#### [Do this]
Find each line containing the word "chart" and report how many there are. Add nothing else.
+++
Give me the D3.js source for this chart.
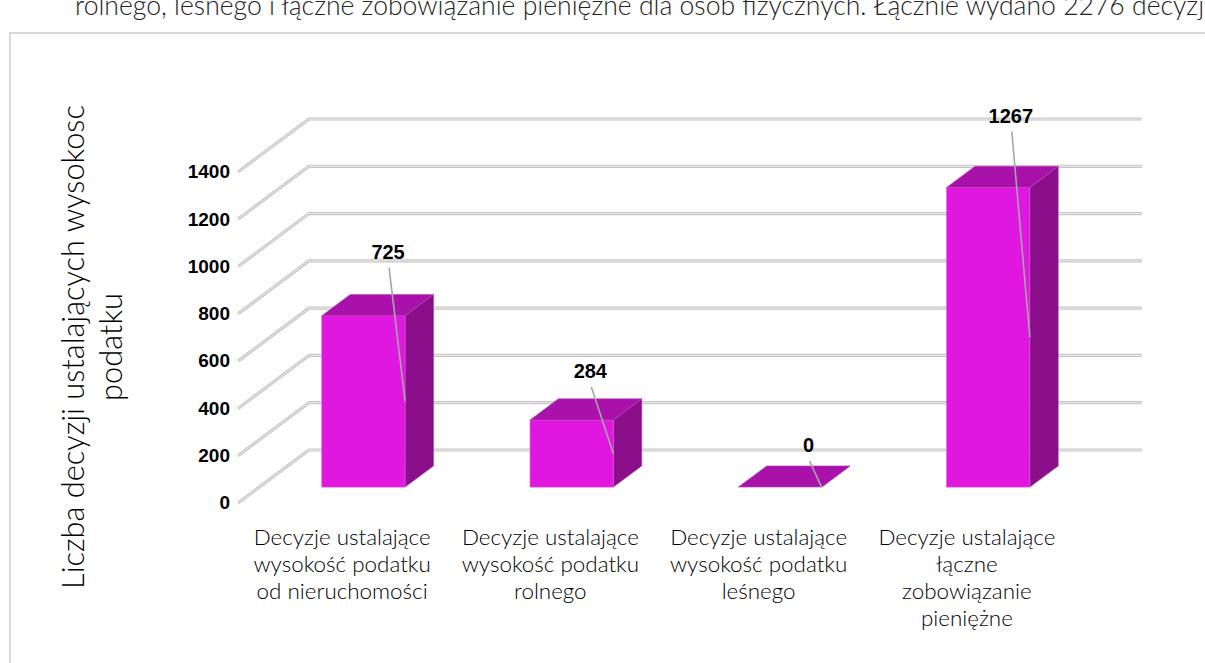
<!DOCTYPE html>
<html>
<head>
<meta charset="utf-8">
<script src="https://cdn.jsdelivr.net/npm/d3@7"></script>
<style>
  html, body { margin: 0; padding: 0; background: #fff; overflow: hidden; }
  svg { display: block; }
</style>
</head>
<body>
<svg width="1205" height="663"></svg>
<script>

// data
const categories = [
	["Decyzje ustalające", "wysokość podatku", "od nieruchomości"],
	["Decyzje ustalające", "wysokość podatku", "rolnego"],
	["Decyzje ustalające", "wysokość podatku", "leśnego"],
	["Decyzje ustalające", "łączne", "zobowiązanie", "pieniężne"]
];
const values = [725, 284, 0, 1267];
const yTicks = [0, 200, 400, 600, 800, 1000, 1200, 1400];
const yTitle = ["Liczba decyzji ustalających wysokosc", "podatku"];
const topLine = "rolnego, leśnego i łączne zobowiązanie pieniężne dla osób fizycznych. Łącznie wydano 2276 decyzji.";

// label nudges (px) from the front-top-right corner of each bar, as placed in the original
const labelNudge = [[-17, -57], [-23, -42], [-13, -35], [-19, -65]];

const svg = d3.select('svg');
const FONT = 'Lato, "Open Sans", sans-serif';
const LIGHT = 300;

//pick a font size so that `probe` is `target` px wide
function fitSize(probe, target) {
	const t = svg.append('text').style('font-family', FONT).style('font-weight', LIGHT)
		.style('font-size', '20px').text(probe);
	const len = t.node().getComputedTextLength();
	t.remove();
	return 20 * target / len;
}

// paragraph line above the chart, cut by the top of the window as in the original
const topSize = fitSize(topLine.slice(0, topLine.length - 2), 1130);
svg.append('text')
	.attr('x', 75)
	.attr('y', 15)
	.style('font-family', FONT)
	.style('font-weight', LIGHT)
	.style('font-size', topSize + 'px')
	.style('fill', '#222')
	.text(topLine);

// chart frame (right side is outside the window)
svg.append('path')
	.attr('d', 'M10,663 L10,33 L1210,33')
	.attr('fill', 'none')
	.attr('stroke', '#d9d9d9')
	.attr('stroke-width', 2);

//Front edge of the floor and the wall depth
const x0 = 238, x1 = 1071;
const depth = {dx: 71, dy: -53};

const y = d3.scaleLinear().domain([0, 1400]).range([503, 172]);
const x = d3.scaleBand()
	.domain(d3.range(categories.length))
	.range([x0, x1])
	.paddingInner(0.6)
	.paddingOuter(0.3);

//Gridlines: diagonal side wall + back wall
const grid = svg.append('g').attr('class', 'grid');
yTicks.forEach(function(t) {
	const p = 'M' + x0 + ',' + y(t) + ' L' + (x0 + depth.dx) + ',' + (y(t) + depth.dy) + ' L' + (x1 + depth.dx) + ',' + (y(t) + depth.dy);
	grid.append('path').attr('d', p).attr('fill', 'none')
		.attr('stroke', '#c6c6c6').attr('stroke-width', 3.2).attr('stroke-linejoin', 'round');
	grid.append('path').attr('d', p).attr('fill', 'none')
		.attr('stroke', '#ececec').attr('stroke-width', 1).attr('stroke-linejoin', 'round');
});

//Y tick labels
svg.append('g').selectAll('text')
	.data(yTicks)
	.join('text')
	.attr('x', 230)
	.attr('y', d => y(d))
	.attr('dy', '0.33em')
	.attr('text-anchor', 'end')
	.style('font-family', '"Liberation Sans", Arial, sans-serif')
	.style('font-weight', 'bold')
	.style('font-size', '19px')
	.style('fill', '#000')
	.text(d => d);

//Bars: front face sits 30% into the depth, 40% deep
const f0 = 0.3, fd = 0.4;
const bdx = depth.dx * fd, bdy = depth.dy * fd;
const bars = svg.append('g').attr('class', 'bars');
const w = x.bandwidth();

values.forEach(function(v, i) {
	const lx = x(i) + depth.dx * f0;
	const rx = lx + w;
	const by = y(0) + depth.dy * f0;
	const ty = y(v) + depth.dy * f0;
	const g = bars.append('g');

	//right side face
	g.append('path')
		.attr('d', 'M' + rx + ',' + by + ' L' + (rx + bdx) + ',' + (by + bdy) + ' L' + (rx + bdx) + ',' + (ty + bdy) + ' L' + rx + ',' + ty + 'Z')
		.attr('fill', '#8b0e8b')
		.attr('stroke', '#9a3a9a').attr('stroke-width', 0.6);
	//front face
	g.append('rect')
		.attr('x', lx).attr('y', ty)
		.attr('width', w).attr('height', by - ty)
		.attr('fill', '#df17df')
		.attr('stroke', '#e25ae2').attr('stroke-width', 0.6);
	//top face
	g.append('path')
		.attr('d', 'M' + lx + ',' + ty + ' L' + rx + ',' + ty + ' L' + (rx + bdx) + ',' + (ty + bdy) + ' L' + (lx + bdx) + ',' + (ty + bdy) + 'Z')
		.attr('fill', '#aa10aa')
		.attr('stroke', '#b84ab8').attr('stroke-width', 0.6);

	//value label + leader line
	const labX = rx + labelNudge[i][0];
	const labY = ty + labelNudge[i][1];
	g.append('line')
		.attr('x1', labX + 1).attr('y1', labY + 9)
		.attr('x2', rx).attr('y2', (ty + by) / 2)
		.attr('stroke', '#a6a6a6').attr('stroke-width', 1.6);
	g.append('text')
		.attr('x', labX).attr('y', labY)
		.attr('text-anchor', 'middle')
		.style('font-family', '"Liberation Sans", Arial, sans-serif')
		.style('font-weight', 'bold')
		.style('font-size', '20px')
		.style('fill', '#000')
		.text(v);
});

//Category labels
const catSize = Math.min(22.4, fitSize('Decyzje ustalające', 196));
const cat = svg.append('g').selectAll('text')
	.data(categories)
	.join('text')
	.attr('x', (d, i) => x(i) + w / 2)
	.attr('y', 545)
	.attr('text-anchor', 'middle')
	.style('font-family', FONT)
	.style('font-weight', LIGHT)
	.style('font-size', catSize + 'px')
	.style('fill', '#000');
cat.selectAll('tspan')
	.data(d => d)
	.join('tspan')
	.attr('x', function() { return d3.select(this.parentNode).attr('x'); })
	.attr('dy', (d, j) => j === 0 ? 0 : 27)
	.text(d => d);

//Y axis title
const ytSize = fitSize(yTitle[0], 484);
const yt = svg.append('text')
	.attr('transform', 'translate(84,347) rotate(-90)')
	.attr('text-anchor', 'middle')
	.style('font-family', FONT)
	.style('font-weight', LIGHT)
	.style('font-size', ytSize + 'px')
	.style('fill', '#000');
yt.selectAll('tspan')
	.data(yTitle)
	.join('tspan')
	.attr('x', 0)
	.attr('dy', (d, j) => j === 0 ? 0 : 38)
	.text(d => d);

</script>
</body>
</html>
+++
#### [Solution]
3